STATED EXERCISE
Pictures excluded, return the lines below from the first through the line holding "linespacing=1.0)".

SOURCE EXCERPT
....

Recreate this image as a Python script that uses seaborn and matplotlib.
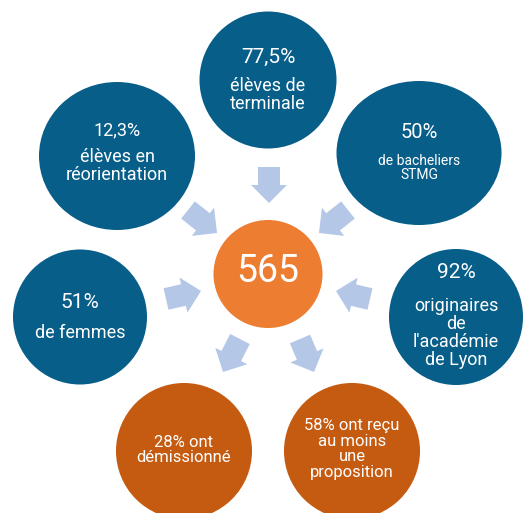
import matplotlib.pyplot as plt
from matplotlib.patches import Ellipse, FancyArrow
import seaborn as sns

sns.set_theme(style="white")
plt.rcParams['font.family'] = ['Roboto', 'DejaVu Sans']

# Data
total = "565"
blue_values = ["77,5%", "12,3%", "50%", "51%", "92%"]
blue_labels = ["élèves de\nterminale", "élèves en\nréorientation", "de bacheliers\nSTMG",
               "de femmes", "originaires\nde\nl'académie\nde Lyon"]
orange_labels = ["28% ont\ndémissionné", "58% ont reçu\nau moins\nune\nproposition"]

# Layout (pixel coords)
blue_pos = [(268, 80, 137, 137), (117, 156, 156, 148), (419, 153, 165, 144),
            (80, 317, 134, 135), (456, 317, 134, 136)]
blue_val_y = [57, 130, 133, 303, 273]
blue_lab_y = [95, 166, 168, 333, 333]
blue_val_fs = [15, 13, 14.5, 15, 15]
blue_lab_fs = [13, 13, 10, 13, 13]
orange_pos = [(184, 451, 136, 136), (352, 451, 136, 136)]
orange_txt_y = [450, 449]
center_pos = (268, 274, 109, 108)
arrows = [((269, 167), (269, 203)), ((188, 210), (217, 233)), ((348, 210), (319, 233)),
          ((166, 299), (201, 291)), ((370, 299), (336, 291)),
          ((240, 339), (223, 372)), ((300, 339), (314, 372))]

BLUE = "#075E89"
ORANGE = "#ED7D31"
DARK_ORANGE = "#C55A11"
ARROW = "#B4C7E7"

fig = plt.figure(figsize=(5.26, 5.13), dpi=100)
ax = fig.add_axes([0, 0, 1, 1])
ax.set_xlim(0, 526)
ax.set_ylim(513, 0)
ax.set_axis_off()

for (x0, y0), (x1, y1) in arrows:
    ax.add_patch(FancyArrow(x0, y0, x1 - x0, y1 - y0, width=22, head_width=36,
                            head_length=18, length_includes_head=True,
                            color=ARROW, lw=0))

for (x, y, w, h), v, lab, vy, ly, vfs, lfs in zip(blue_pos, blue_values, blue_labels,
                                                  blue_val_y, blue_lab_y, blue_val_fs, blue_lab_fs):
    ax.add_patch(Ellipse((x, y), w, h, color=BLUE, lw=0))
    ax.text(x, vy, v, color="white", fontsize=vfs, ha="center", va="center")
    ax.text(x, ly, lab, color="white", fontsize=lfs, ha="center", va="center",
            linespacing=1.0)

for (x, y, w, h), lab, ty in zip(orange_pos, orange_labels, orange_txt_y):
    ax.add_patch(Ellipse((x, y), w, h, color=DARK_ORANGE, lw=0))
    ax.text(x, ty, lab, color="white", fontsize=12, ha="center", va="center",
            linespacing=1.05)

cx, cy, cw, ch = center_pos
ax.add_patch(Ellipse((cx, cy), cw, ch, color=ORANGE, lw=0))
ax.text(cx, cy - 2, total, color="white", fontsize=27, ha="center", va="center")

fig.savefig("out.png", dpi=100)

....

WRITTEN SOLUTION
Recreate this image as a Python script that uses seaborn and matplotlib.
import matplotlib.pyplot as plt
from matplotlib.patches import Ellipse, FancyArrow
import seaborn as sns

sns.set_theme(style="white")
plt.rcParams['font.family'] = ['Roboto', 'DejaVu Sans']

# Data
total = "565"
blue_values = ["77,5%", "12,3%", "50%", "51%", "92%"]
blue_labels = ["élèves de\nterminale", "élèves en\nréorientation", "de bacheliers\nSTMG",
               "de femmes", "originaires\nde\nl'académie\nde Lyon"]
orange_labels = ["28% ont\ndémissionné", "58% ont reçu\nau moins\nune\nproposition"]

# Layout (pixel coords)
blue_pos = [(268, 80, 137, 137), (117, 156, 156, 148), (419, 153, 165, 144),
            (80, 317, 134, 135), (456, 317, 134, 136)]
blue_val_y = [57, 130, 133, 303, 273]
blue_lab_y = [95, 166, 168, 333, 333]
blue_val_fs = [15, 13, 14.5, 15, 15]
blue_lab_fs = [13, 13, 10, 13, 13]
orange_pos = [(184, 451, 136, 136), (352, 451, 136, 136)]
orange_txt_y = [450, 449]
center_pos = (268, 274, 109, 108)
arrows = [((269, 167), (269, 203)), ((188, 210), (217, 233)), ((348, 210), (319, 233)),
          ((166, 299), (201, 291)), ((370, 299), (336, 291)),
          ((240, 339), (223, 372)), ((300, 339), (314, 372))]

BLUE = "#075E89"
ORANGE = "#ED7D31"
DARK_ORANGE = "#C55A11"
ARROW = "#B4C7E7"

fig = plt.figure(figsize=(5.26, 5.13), dpi=100)
ax = fig.add_axes([0, 0, 1, 1])
ax.set_xlim(0, 526)
ax.set_ylim(513, 0)
ax.set_axis_off()

for (x0, y0), (x1, y1) in arrows:
    ax.add_patch(FancyArrow(x0, y0, x1 - x0, y1 - y0, width=22, head_width=36,
                            head_length=18, length_includes_head=True,
                            color=ARROW, lw=0))

for (x, y, w, h), v, lab, vy, ly, vfs, lfs in zip(blue_pos, blue_values, blue_labels,
                                                  blue_val_y, blue_lab_y, blue_val_fs, blue_lab_fs):
    ax.add_patch(Ellipse((x, y), w, h, color=BLUE, lw=0))
    ax.text(x, vy, v, color="white", fontsize=vfs, ha="center", va="center")
    ax.text(x, ly, lab, color="white", fontsize=lfs, ha="center", va="center",
            linespacing=1.0)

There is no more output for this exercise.